Por cierto, el que hoy sigue al pie del cañon de mis manías y cambios de humor, para eso es mi marido actual y de toda la vida, ha creado una especie de aureola sobre mí, de esas que frecuentemente se forjan los hombres con la ilusión de: "me llevé la mejor". Contaré un simple detalle que avala esta afirmación. Años lleva empeñado en que aquel dichoso, de dicha, día, la tuna se desvivió cantándome aquello de : "Se va, se va, se va...( No creo que nadie de estos páramos lo recuerde). Mi intención, a estas alturas de la vida, no es la de desengañarle. Prefiero que siga creyéndose lo que venía después del "se va..."la chica más guapa del barrio, la más bonita de la Universidad". Que conste que no lo hago por mí, sé a ciencia cierta que no podría soportar el trauma si le digo que no llegaron a tanto. Según mis recuerdos después de Clavelitos y "Asómate, asómate al balcón carita de azucena", no hubo nada más.
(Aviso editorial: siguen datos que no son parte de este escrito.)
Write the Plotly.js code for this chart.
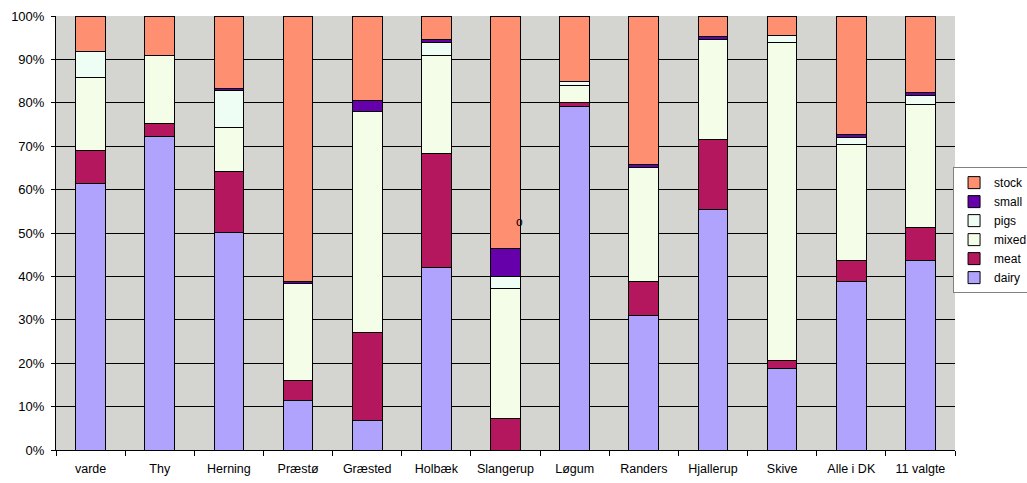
<!DOCTYPE html>
<html>
<head>
<meta charset="utf-8">
<script src="https://cdn.plot.ly/plotly-3.0.1.min.js"></script>
<style>html,body{margin:0;padding:0;background:#fff;}#chart{width:1027px;height:483px;}</style>
</head>
<body>
<div id="chart"></div>
<script>
const categories = ["varde","Thy","Herning","Præstø","Græsted","Holbæk","Slangerup","Løgum","Randers","Hjallerup","Skive","Alle i DK","11 valgte"];
const dairy = [61.4,72.2,50.2,11.5,6.8,42.1,0,79.1,30.9,55.5,18.7,38.9,43.6];
const meat  = [7.5,3.1,13.9,4.4,20.3,26.2,7.3,0.9,8.0,16.1,2.0,4.8,7.6];
const mixed = [17.0,15.6,10.2,22.5,51.0,22.6,30.0,3.9,26.1,22.9,73.3,26.8,28.3];
const pigs  = [6.0,0,8.5,0,0,3.0,2.6,1.1,0,0,1.5,1.6,2.2];
const small = [0,0,0.5,0.5,2.5,0.7,6.5,0,0.7,0.7,0,0.5,0.7];
const stock = [8.1,9.1,16.7,61.1,19.4,5.4,53.6,15.0,34.3,4.8,4.5,27.4,17.6];
const yTicks = [0,10,20,30,40,50,60,70,80,90,100];

const series = [
  {name:"dairy", y:dairy, color:"#AFA3FD"},
  {name:"meat",  y:meat,  color:"#B5175F"},
  {name:"mixed", y:mixed, color:"#F4FDE8"},
  {name:"pigs",  y:pigs,  color:"#EEFEF4"},
  {name:"small", y:small, color:"#6600AA"},
  {name:"stock", y:stock, color:"#FF8F71"}
];

const traces = series.map(s => ({
  type:"bar", name:s.name, x:categories, y:s.y, legendgroup:s.name,
  marker:{color:s.color, line:{color:"#000", width:1}},
  hoverinfo:"x+y+name"
}));

const layout = {
  width:1027, height:483,
  margin:{l:56, r:72, t:16, b:33, autoexpand:false},
  barmode:"stack", bargap:0.57,
  paper_bgcolor:"#fff", plot_bgcolor:"#D4D4D0",
  font:{family:"Liberation Sans, Arial, sans-serif", size:12, color:"#000"},
  xaxis:{type:"category", showline:true, linecolor:"#000", linewidth:1,
         ticks:"outside", tickson:"boundaries", ticklen:5, tickcolor:"#000",
         showgrid:false, tickfont:{size:12.5}, ticklabelstandoff:7},
  yaxis:{range:[0,100], tickvals:yTicks, ticktext:yTicks.map(v=>v+"%"),
         showline:true, linecolor:"#000", linewidth:1, ticks:"outside", ticklen:4, tickcolor:"#000",
         gridcolor:"#000", gridwidth:1, tickfont:{size:13}, zeroline:false, ticklabelstandoff:4},
  legend:{xref:"container", yref:"container", x:0.928, xanchor:"left", y:0.654, yanchor:"top",
          traceorder:"reversed",
          bgcolor:"#fff", bordercolor:"#808080", borderwidth:1,
          font:{size:12}, tracegroupgap:3, itemwidth:30},
  annotations:[{x:6.2, y:52.5, xref:"x", yref:"y", text:"o", showarrow:false, font:{size:12}}],
  showlegend:true
};

Plotly.newPlot("chart", traces, layout, {displayModeBar:false, staticPlot:true});
</script>
</body>
</html>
Balcón sí teníamos. Balcón que mi deseo de anclaje en la época feliz de la irresponsabilidad; toda la que te permitían las denostadas dictaduras existentes como, la de un gobierno franquista, unos profesores con autoridad y unos padres que velaban celosamente por tí, ha sublimado excesivamente.
El otoño madrileño eran los largos paseos, desde San Bernardo, abriéndonos a la Gran Vía, no tan inhóspita como la actual, y enfilándo hacia Cibeles para llegar a la Puerta de Alcalá y atrevesar esa otra puerta principal del Retiro. Y en pleno centro de Madrid, de un sólo golpe se te entraba por la boca, a lo más hondo, de una manera física y anímica a la vez, la naturaleza en pleno; con todos sus olores y colores. Entraba y anidaba en tí más allá del portal de tu hogar en la calle O'Donnell. Es más, sin pecar de exagerada creo que aún hoy, restos de aquellas sensaciones y aromas han quedado retenidas para siempre en mis cinco sentidos. Por eso ahora, que la lluvía en Madrid ha inundado de nostalgia el Otoño, se agolparon juntos los años, la música de la Tuna y los aromas de un tiempo que se fue y no puede volver. Por más que yo lo desee, y por más que intente plasmarlo y capturarlo para siempre, una y otra vez, en este blog.